## Exercise goal
Restate the material word for word and leave out anything that is a picture.

## Given material
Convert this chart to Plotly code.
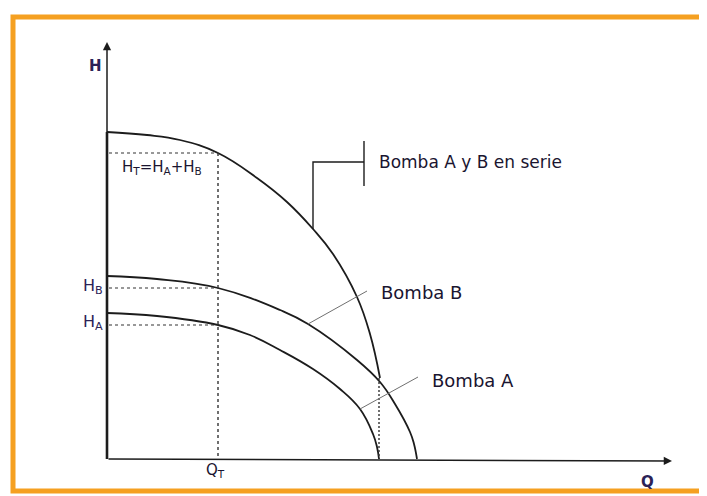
import plotly.graph_objects as go

# ---- data (Q, H in arbitrary units) ----
Q_A = [0.0, 0.50, 1.11, 1.43, 1.73, 2.06, 2.33, 2.53, 2.66, 2.70, 2.72]
H_A = [1.46, 1.43, 1.34, 1.24, 1.09, 0.90, 0.70, 0.50, 0.25, 0.12, 0.0]

Q_B = [0.0, 0.50, 1.11, 1.73, 2.01, 2.50, 2.73, 2.88, 3.03, 3.07, 3.10]
H_B = [1.83, 1.80, 1.71, 1.49, 1.35, 0.99, 0.77, 0.55, 0.27, 0.15, 0.0]

Q_S = [0.0, 0.40, 0.73, 1.11, 1.50, 1.80, 2.06, 2.26, 2.50, 2.63, 2.73]
H_S = [3.27, 3.24, 3.19, 3.06, 2.81, 2.57, 2.30, 2.05, 1.62, 1.25, 0.81]

Q_T = 1.11
H_T = 3.06
H_Bop = 1.71
H_Aop = 1.34
Q_Amax = 2.72
H_Bend = 0.81

Q_AXIS_END = 5.65
H_AXIS_END = 4.17

LINE = "#1c1c1c"
TXT = "#1a1530"
TXT2 = "#2b2256"
FONT = "DejaVu Sans"

# the page body has an 8px margin: the figure is drawn 8px in from the top-left
W, H = 699, 488

fig = go.Figure()

def line(x, y, color=LINE, width=1.6, dash=None, shape="linear"):
    ln = dict(color=color, width=width, dash=dash, shape=shape)
    if shape == "spline":
        ln["smoothing"] = 1.2
    fig.add_trace(go.Scatter(x=x, y=y, mode="lines", line=ln,
                             hoverinfo="skip", showlegend=False))

# pump curves
line(Q_A, H_A, shape="spline", width=1.8)
line(Q_B, H_B, shape="spline", width=1.8)
line(Q_S, H_S, shape="spline", width=1.8)

# thicker part of the H axis
line([0, 0], [0, H_S[0]], width=2.6)

# dashed guide lines
dash = "3px,3px"
line([0.02, Q_T], [H_T, H_T], width=1.2, dash=dash, color="#333")
line([Q_T, Q_T], [H_T, 0], width=1.4, dash=dash, color="#333")
line([0.02, Q_T], [H_Bop, H_Bop], width=1.2, dash=dash, color="#333")
line([0.02, Q_T], [H_Aop, H_Aop], width=1.2, dash=dash, color="#333")
line([Q_Amax, Q_Amax], [H_Bend, 0], width=1.4, dash="2px,2px", color="#333")

# leader lines
line([2.06, 2.06, 2.57], [2.30, 2.97, 2.97], width=1.4)
line([2.57, 2.57], [3.18, 2.73], width=1.4)
line([2.01, 2.60], [1.35, 1.68], width=1.0, color="#707070")
line([2.53, 3.11], [0.50, 0.82], width=1.0, color="#707070")

# axes with arrows
fig.add_annotation(x=0, y=H_AXIS_END, ax=0, ay=0, xref="x", yref="y", axref="x", ayref="y",
                   showarrow=True, arrowhead=2, arrowsize=1.1, arrowwidth=1.5,
                   arrowcolor=LINE, text="")
fig.add_annotation(x=Q_AXIS_END, y=-0.02, ax=0, ay=0, xref="x", yref="y", axref="x", ayref="y",
                   showarrow=True, arrowhead=2, arrowsize=1.1, arrowwidth=1.5,
                   arrowcolor=LINE, text="")

def label(x, y, text, size=15, color=TXT, xanchor="center", bold=False, family=FONT):
    if bold:
        text = "<b>" + text + "</b>"
    fig.add_annotation(x=x, y=y, xref="x", yref="y", text=text, showarrow=False,
                       xanchor=xanchor, yanchor="middle",
                       font=dict(family=family, size=size, color=color))

label(-0.12, 3.93, "H", size=15, color=TXT2, bold=True)
label(0.55, 2.92, "H<sub>T</sub>=H<sub>A</sub>+H<sub>B</sub>", size=15)
label(-0.14, 1.73, "H<sub>B</sub>", size=16, color=TXT2)
label(-0.14, 1.37, "H<sub>A</sub>", size=16, color=TXT2)
label(1.08, -0.11, "Q<sub>T</sub>", size=15)
label(5.40, -0.23, "Q", size=15, color=TXT2, bold=True)
label(2.70, 2.97, "Bomba A y B en serie", size=17, xanchor="left")
label(2.72, 1.67, "Bomba B", size=18, xanchor="left")
label(3.23, 0.79, "Bomba A", size=18, xanchor="left")

# orange frame
fig.add_shape(type="rect", xref="paper", yref="paper",
              x0=(13 - 8) / W, x1=1.03, y0=1 - (491 - 8) / H, y1=1 - (17 - 8) / H,
              line=dict(color="#f5a021", width=5), fillcolor="rgba(0,0,0,0)", layer="above")

fig.update_layout(
    width=W, height=H,
    margin=dict(l=0, r=0, t=0, b=0),
    paper_bgcolor="white", plot_bgcolor="white",
    xaxis=dict(range=[-0.99, 6.00], visible=False, fixedrange=True),
    yaxis=dict(range=[-0.37, 4.51], visible=False, fixedrange=True),
    showlegend=False,
)

fig.write_html("out.html")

## The solution
Convert this chart to Plotly code.
import plotly.graph_objects as go

# ---- data (Q, H in arbitrary units) ----
Q_A = [0.0, 0.50, 1.11, 1.43, 1.73, 2.06, 2.33, 2.53, 2.66, 2.70, 2.72]
H_A = [1.46, 1.43, 1.34, 1.24, 1.09, 0.90, 0.70, 0.50, 0.25, 0.12, 0.0]

Q_B = [0.0, 0.50, 1.11, 1.73, 2.01, 2.50, 2.73, 2.88, 3.03, 3.07, 3.10]
H_B = [1.83, 1.80, 1.71, 1.49, 1.35, 0.99, 0.77, 0.55, 0.27, 0.15, 0.0]

Q_S = [0.0, 0.40, 0.73, 1.11, 1.50, 1.80, 2.06, 2.26, 2.50, 2.63, 2.73]
H_S = [3.27, 3.24, 3.19, 3.06, 2.81, 2.57, 2.30, 2.05, 1.62, 1.25, 0.81]

Q_T = 1.11
H_T = 3.06
H_Bop = 1.71
H_Aop = 1.34
Q_Amax = 2.72
H_Bend = 0.81

Q_AXIS_END = 5.65
H_AXIS_END = 4.17

LINE = "#1c1c1c"
TXT = "#1a1530"
TXT2 = "#2b2256"
FONT = "DejaVu Sans"

# the page body has an 8px margin: the figure is drawn 8px in from the top-left
W, H = 699, 488

fig = go.Figure()

def line(x, y, color=LINE, width=1.6, dash=None, shape="linear"):
    ln = dict(color=color, width=width, dash=dash, shape=shape)
    if shape == "spline":
        ln["smoothing"] = 1.2
    fig.add_trace(go.Scatter(x=x, y=y, mode="lines", line=ln,
                             hoverinfo="skip", showlegend=False))

# pump curves
line(Q_A, H_A, shape="spline", width=1.8)
line(Q_B, H_B, shape="spline", width=1.8)
line(Q_S, H_S, shape="spline", width=1.8)

# thicker part of the H axis
line([0, 0], [0, H_S[0]], width=2.6)

# dashed guide lines
dash = "3px,3px"
line([0.02, Q_T], [H_T, H_T], width=1.2, dash=dash, color="#333")
line([Q_T, Q_T], [H_T, 0], width=1.4, dash=dash, color="#333")
line([0.02, Q_T], [H_Bop, H_Bop], width=1.2, dash=dash, color="#333")
line([0.02, Q_T], [H_Aop, H_Aop], width=1.2, dash=dash, color="#333")
line([Q_Amax, Q_Amax], [H_Bend, 0], width=1.4, dash="2px,2px", color="#333")

# leader lines
line([2.06, 2.06, 2.57], [2.30, 2.97, 2.97], width=1.4)
line([2.57, 2.57], [3.18, 2.73], width=1.4)
line([2.01, 2.60], [1.35, 1.68], width=1.0, color="#707070")
line([2.53, 3.11], [0.50, 0.82], width=1.0, color="#707070")

# axes with arrows
fig.add_annotation(x=0, y=H_AXIS_END, ax=0, ay=0, xref="x", yref="y", axref="x", ayref="y",
                   showarrow=True, arrowhead=2, arrowsize=1.1, arrowwidth=1.5,
                   arrowcolor=LINE, text="")
fig.add_annotation(x=Q_AXIS_END, y=-0.02, ax=0, ay=0, xref="x", yref="y", axref="x", ayref="y",
                   showarrow=True, arrowhead=2, arrowsize=1.1, arrowwidth=1.5,
                   arrowcolor=LINE, text="")

def label(x, y, text, size=15, color=TXT, xanchor="center", bold=False, family=FONT):
    if bold:
        text = "<b>" + text + "</b>"
    fig.add_annotation(x=x, y=y, xref="x", yref="y", text=text, showarrow=False,
                       xanchor=xanchor, yanchor="middle",
                       font=dict(family=family, size=size, color=color))

label(-0.12, 3.93, "H", size=15, color=TXT2, bold=True)
label(0.55, 2.92, "H<sub>T</sub>=H<sub>A</sub>+H<sub>B</sub>", size=15)
label(-0.14, 1.73, "H<sub>B</sub>", size=16, color=TXT2)
label(-0.14, 1.37, "H<sub>A</sub>", size=16, color=TXT2)
label(1.08, -0.11, "Q<sub>T</sub>", size=15)
label(5.40, -0.23, "Q", size=15, color=TXT2, bold=True)
label(2.70, 2.97, "Bomba A y B en serie", size=17, xanchor="left")
label(2.72, 1.67, "Bomba B", size=18, xanchor="left")
label(3.23, 0.79, "Bomba A", size=18, xanchor="left")

# orange frame
fig.add_shape(type="rect", xref="paper", yref="paper",
              x0=(13 - 8) / W, x1=1.03, y0=1 - (491 - 8) / H, y1=1 - (17 - 8) / H,
              line=dict(color="#f5a021", width=5), fillcolor="rgba(0,0,0,0)", layer="above")

fig.update_layout(
    width=W, height=H,
    margin=dict(l=0, r=0, t=0, b=0),
    paper_bgcolor="white", plot_bgcolor="white",
    xaxis=dict(range=[-0.99, 6.00], visible=False, fixedrange=True),
    yaxis=dict(range=[-0.37, 4.51], visible=False, fixedrange=True),
    showlegend=False,
)

fig.write_html("out.html")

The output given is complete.